By matching the specific needs of your case to the correct consulting discipline, your law firm can take the guesswork out of litigation, protect your client’s interests, and deliver a polished, persuasive courtroom narrative that maximizes your chances of a winning verdict. 

FAQs 

Q1. Can a single consulting firm handle both trial and jury consulting services? 

Yes. Many modern, full-service litigation support agencies employ multi-disciplinary teams that include both social scientists and courtroom presentation tech experts. This integrated structure allows a law firm to secure comprehensive trial consultants who handle pre-trial focus groups and visual graphics, while simultaneously utilizing specialized jury consultants within the same firm to manage the intricacies of voir dire. 

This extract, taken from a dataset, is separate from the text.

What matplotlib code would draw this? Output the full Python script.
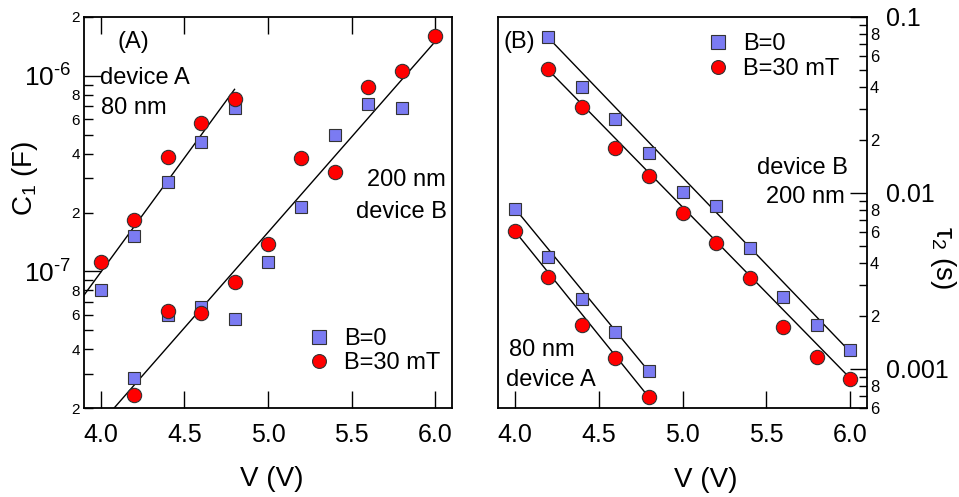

Q2. Are the findings and communications of these consultants protected by legal privilege? 

Yes. Under U.S. federal and state jurisdictions, communications and work product generated by litigation consultants are typically protected under the Attorney Work-Product Doctrine (codified in federal matters under FRCP 26(b)(3)). Because these specialists are retained directly by legal counsel to assist in preparing a case for imminent litigation, their research, mock trial reports, and strategic memos are safely insulated from discovery by the opposing side. 

Q3. How do community attitude surveys differ between these two consulting roles? 

While both professionals utilize community surveys, they analyze the resulting data through different lenses. A jury consultant reviews a survey to isolate specific demographic identifiers and personal values that correlate with bias, helping build an ideal juror profile. A trial consultant analyzes the exact same data to identify which specific case themes, pieces of evidence, or corporate arguments resonate most clearly with the local population.